As a former Catholic, I can say at least personally, religion did not make me feel good. It made me feel like many thoughts and feelings I had made me a bad person. It made me smug and judgemental.
They see reality as too dismal. With faith comes hope. Uncle Roy didn’t die and leave all of his children to suffer. He was called to heaven and God will look after them. You’re not trapped in your dead end job because of lack of aptitude or opportunity or generational life choices, It’s God’s willing if you just pray a little harder and donate a little more to the church everything will come together, and if it doesn’t, The Bible says something about not needing worldly possessions right?
I think a big part of the mental blocked on both sides is people generally not understanding the difference between fact and faith.
Knowledge is about fact. It’s the realm of science, empiricism, and logic. If it can be understood and known, it belongs here.
Faith is about the unknowable (not the unknown).
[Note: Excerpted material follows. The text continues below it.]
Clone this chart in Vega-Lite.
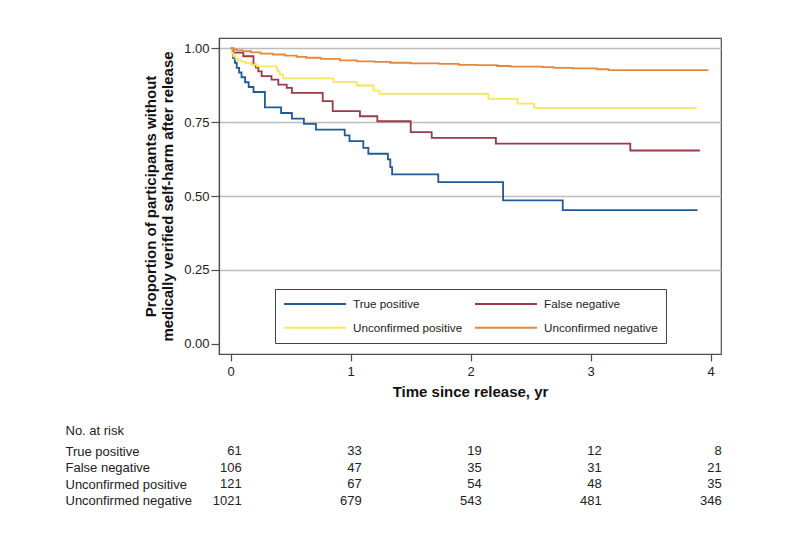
{
  "$schema": "https://vega.github.io/schema/vega-lite/v6.json",
  "padding": {"left": 65, "top": 37, "right": 10, "bottom": 10},
  "background": "white",
  "datasets": {
    "curves": [
      {"group": "True positive", "time": 0, "surv": 1.0},
      {"group": "True positive", "time": 0.01, "surv": 0.984},
      {"group": "True positive", "time": 0.02, "surv": 0.967},
      {"group": "True positive", "time": 0.035, "surv": 0.951},
      {"group": "True positive", "time": 0.05, "surv": 0.934},
      {"group": "True positive", "time": 0.07, "surv": 0.918},
      {"group": "True positive", "time": 0.09, "surv": 0.902},
      {"group": "True positive", "time": 0.12, "surv": 0.885},
      {"group": "True positive", "time": 0.15, "surv": 0.869},
      {"group": "True positive", "time": 0.19, "surv": 0.852},
      {"group": "True positive", "time": 0.285, "surv": 0.8},
      {"group": "True positive", "time": 0.42, "surv": 0.781},
      {"group": "True positive", "time": 0.51, "surv": 0.762},
      {"group": "True positive", "time": 0.61, "surv": 0.744},
      {"group": "True positive", "time": 0.71, "surv": 0.725},
      {"group": "True positive", "time": 0.95, "surv": 0.705},
      {"group": "True positive", "time": 0.99, "surv": 0.686},
      {"group": "True positive", "time": 1.105, "surv": 0.663},
      {"group": "True positive", "time": 1.147, "surv": 0.643},
      {"group": "True positive", "time": 1.31, "surv": 0.624},
      {"group": "True positive", "time": 1.33, "surv": 0.598},
      {"group": "True positive", "time": 1.345, "surv": 0.573},
      {"group": "True positive", "time": 1.73, "surv": 0.547},
      {"group": "True positive", "time": 2.27, "surv": 0.485},
      {"group": "True positive", "time": 2.767, "surv": 0.452},
      {"group": "True positive", "time": 3.89, "surv": 0.452},
      {"group": "False negative", "time": 0, "surv": 1.0},
      {"group": "False negative", "time": 0.022, "surv": 0.985},
      {"group": "False negative", "time": 0.105, "surv": 0.973},
      {"group": "False negative", "time": 0.19, "surv": 0.945},
      {"group": "False negative", "time": 0.21, "surv": 0.935},
      {"group": "False negative", "time": 0.23, "surv": 0.922},
      {"group": "False negative", "time": 0.258, "surv": 0.906},
      {"group": "False negative", "time": 0.34, "surv": 0.894},
      {"group": "False negative", "time": 0.397, "surv": 0.877},
      {"group": "False negative", "time": 0.467, "surv": 0.866},
      {"group": "False negative", "time": 0.51, "surv": 0.849},
      {"group": "False negative", "time": 0.767, "surv": 0.821},
      {"group": "False negative", "time": 0.85, "surv": 0.787},
      {"group": "False negative", "time": 1.077, "surv": 0.77},
      {"group": "False negative", "time": 1.222, "surv": 0.753},
      {"group": "False negative", "time": 1.5, "surv": 0.716},
      {"group": "False negative", "time": 1.675, "surv": 0.697},
      {"group": "False negative", "time": 2.21, "surv": 0.677},
      {"group": "False negative", "time": 3.33, "surv": 0.654},
      {"group": "False negative", "time": 3.91, "surv": 0.654},
      {"group": "Unconfirmed positive", "time": 0, "surv": 1.0},
      {"group": "Unconfirmed positive", "time": 0.01, "surv": 0.984},
      {"group": "Unconfirmed positive", "time": 0.022, "surv": 0.973},
      {"group": "Unconfirmed positive", "time": 0.04, "surv": 0.965},
      {"group": "Unconfirmed positive", "time": 0.063, "surv": 0.959},
      {"group": "Unconfirmed positive", "time": 0.09, "surv": 0.955},
      {"group": "Unconfirmed positive", "time": 0.119, "surv": 0.951},
      {"group": "Unconfirmed positive", "time": 0.17, "surv": 0.945},
      {"group": "Unconfirmed positive", "time": 0.217, "surv": 0.939},
      {"group": "Unconfirmed positive", "time": 0.383, "surv": 0.928},
      {"group": "Unconfirmed positive", "time": 0.395, "surv": 0.92},
      {"group": "Unconfirmed positive", "time": 0.41, "surv": 0.911},
      {"group": "Unconfirmed positive", "time": 0.438, "surv": 0.898},
      {"group": "Unconfirmed positive", "time": 0.855, "surv": 0.886},
      {"group": "Unconfirmed positive", "time": 1.05, "surv": 0.874},
      {"group": "Unconfirmed positive", "time": 1.19, "surv": 0.857},
      {"group": "Unconfirmed positive", "time": 1.24, "surv": 0.846},
      {"group": "Unconfirmed positive", "time": 2.147, "surv": 0.829},
      {"group": "Unconfirmed positive", "time": 2.39, "surv": 0.813},
      {"group": "Unconfirmed positive", "time": 2.53, "surv": 0.798},
      {"group": "Unconfirmed positive", "time": 3.883, "surv": 0.798},
      {"group": "Unconfirmed negative", "time": 0, "surv": 1.0},
      {"group": "Unconfirmed negative", "time": 0.02, "surv": 0.996},
      {"group": "Unconfirmed negative", "time": 0.05, "surv": 0.993},
      {"group": "Unconfirmed negative", "time": 0.1, "surv": 0.99},
      {"group": "Unconfirmed negative", "time": 0.17, "surv": 0.986},
      {"group": "Unconfirmed negative", "time": 0.25, "surv": 0.982},
      {"group": "Unconfirmed negative", "time": 0.35, "surv": 0.979},
      {"group": "Unconfirmed negative", "time": 0.45, "surv": 0.975},
      {"group": "Unconfirmed negative", "time": 0.55, "surv": 0.971},
      {"group": "Unconfirmed negative", "time": 0.63, "surv": 0.968},
      {"group": "Unconfirmed negative", "time": 0.75, "surv": 0.964},
      {"group": "Unconfirmed negative", "time": 0.91, "surv": 0.959},
      {"group": "Unconfirmed negative", "time": 1.05, "surv": 0.956},
      {"group": "Unconfirmed negative", "time": 1.2, "surv": 0.954},
      {"group": "Unconfirmed negative", "time": 1.33, "surv": 0.951},
      {"group": "Unconfirmed negative", "time": 1.5, "surv": 0.949},
      {"group": "Unconfirmed negative", "time": 1.74, "surv": 0.947},
      {"group": "Unconfirmed negative", "time": 1.9, "surv": 0.944},
      {"group": "Unconfirmed negative", "time": 2.05, "surv": 0.943},
      {"group": "Unconfirmed negative", "time": 2.22, "surv": 0.94},
      {"group": "Unconfirmed negative", "time": 2.33, "surv": 0.938},
      {"group": "Unconfirmed negative", "time": 2.6, "surv": 0.936},
      {"group": "Unconfirmed negative", "time": 2.69, "surv": 0.934},
      {"group": "Unconfirmed negative", "time": 2.85, "surv": 0.932},
      {"group": "Unconfirmed negative", "time": 3.05, "surv": 0.929},
      {"group": "Unconfirmed negative", "time": 3.15, "surv": 0.926},
      {"group": "Unconfirmed negative", "time": 3.98, "surv": 0.926}
    ],
    "risk": [
      {"group": "True positive", "time": 0, "n": 61},
      {"group": "True positive", "time": 1, "n": 33},
      {"group": "True positive", "time": 2, "n": 19},
      {"group": "True positive", "time": 3, "n": 12},
      {"group": "True positive", "time": 4, "n": 8},
      {"group": "False negative", "time": 0, "n": 106},
      {"group": "False negative", "time": 1, "n": 47},
      {"group": "False negative", "time": 2, "n": 35},
      {"group": "False negative", "time": 3, "n": 31},
      {"group": "False negative", "time": 4, "n": 21},
      {"group": "Unconfirmed positive", "time": 0, "n": 121},
      {"group": "Unconfirmed positive", "time": 1, "n": 67},
      {"group": "Unconfirmed positive", "time": 2, "n": 54},
      {"group": "Unconfirmed positive", "time": 3, "n": 48},
      {"group": "Unconfirmed positive", "time": 4, "n": 35},
      {"group": "Unconfirmed negative", "time": 0, "n": 1021},
      {"group": "Unconfirmed negative", "time": 1, "n": 679},
      {"group": "Unconfirmed negative", "time": 2, "n": 543},
      {"group": "Unconfirmed negative", "time": 3, "n": 481},
      {"group": "Unconfirmed negative", "time": 4, "n": 346}
    ]
  },
  "bounds": "flush",
  "spacing": 88.75,
  "resolve": {"scale": {"x": "independent", "y": "independent"}},
  "vconcat": [
    {
      "width": 502,
      "height": 316,
      "view": {"stroke": "#4d4d4d", "strokeWidth": 1.2},
      "data": {"name": "curves"},
      "mark": {"type": "line", "interpolate": "step-after", "strokeWidth": 1.8},
      "encoding": {
        "x": {
          "field": "time", "type": "quantitative",
          "scale": {"domain": [-0.0975, 4.086], "nice": false, "zero": false},
          "axis": {
            "values": [0, 1, 2, 3, 4], "format": "d", "grid": false,
            "title": "Time since release, yr",
            "tickSize": 7, "labelPadding": 4, "titlePadding": 6,
            "labelFontSize": 13, "titleFontSize": 15, "titleFontWeight": "bold"
          }
        },
        "y": {
          "field": "surv", "type": "quantitative",
          "scale": {"domain": [-0.0348, 1.0348], "nice": false, "zero": false},
          "axis": {
            "values": [0, 0.25, 0.5, 0.75, 1], "format": ".2f",
            "title": ["Proportion of participants without", "medically verified self-harm after release"],
            "tickSize": 8, "labelPadding": 2, "titlePadding": 8,
            "labelFontSize": 13, "titleFontSize": 15, "titleFontWeight": "bold", "titleLineHeight": 17,
            "grid": true, "gridColor": "#bdbdbd", "gridWidth": 1.3,
            "gridOpacity": {"condition": {"test": "datum.value === 0", "value": 0}, "value": 1}
          }
        },
        "color": {
          "field": "group", "type": "nominal",
          "scale": {
            "domain": ["True positive", "Unconfirmed positive", "False negative", "Unconfirmed negative"],
            "range": ["#1f5b98", "#f6e65e", "#9c3a47", "#e6883c"]
          },
          "legend": {
            "title": null, "orient": "none", "legendX": 56, "legendY": 251,
            "columns": 2, "symbolType": "stroke", "symbolSize": 3844, "symbolStrokeWidth": 2,
            "clipHeight": 14, "rowPadding": 9.7, "columnPadding": 11, "labelOffset": 6,
            "labelFontSize": 11.7, "labelColor": "#222", "labelLimit": 300,
            "padding": 8, "strokeColor": "#444", "fillColor": "white", "symbolOffset": 0
          }
        }
      }
    },
    {
      "width": 502,
      "height": 66,
      "data": {"name": "risk"},
      "mark": {"type": "text", "align": "right", "dx": 11, "baseline": "middle", "fontSize": 13, "color": "#222"},
      "encoding": {
        "x": {
          "field": "time", "type": "quantitative",
          "scale": {"domain": [-0.0975, 4.086], "nice": false, "zero": false},
          "axis": null
        },
        "y": {
          "field": "group", "type": "nominal",
          "scale": {"type": "point", "padding": 0.5, "domain": ["True positive", "False negative", "Unconfirmed positive", "Unconfirmed negative"]},
          "axis": {
            "title": "No. at risk", "titleAngle": 0, "titleAlign": "left", "titleBaseline": "middle",
            "titleX": -154, "titleY": -12.75, "titleFontWeight": "normal", "titleFontSize": 13, "titleColor": "#222",
            "labelAlign": "left", "labelPadding": 154, "ticks": false, "tickSize": 0, "domain": false,
            "labelFontSize": 13, "labelColor": "#222", "grid": false
          }
        },
        "text": {"field": "n", "type": "quantitative"}
      }
    }
  ],
  "config": {
    "font": "Liberation Sans",
    "view": {"stroke": null},
    "axis": {
      "domainColor": "#4d4d4d", "domainWidth": 1.2, "tickColor": "#4d4d4d", "tickWidth": 1.2,
      "labelColor": "#222", "titleColor": "#111"
    }
  }
}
It’s a choice to believe something without evidence because that evidence cannot exist.
You can’t both believe something and know it.
Understanding that faith and science don’t intersect allows people to hold spiritual beliefs without rejecting knowledge and science. They don’t conflict because they’re entirely separate.
Some people aren’t wired with the mental flexibility to embrace both spiritually and empiricism. Some reject science, while others reject faith, and neither understand the other.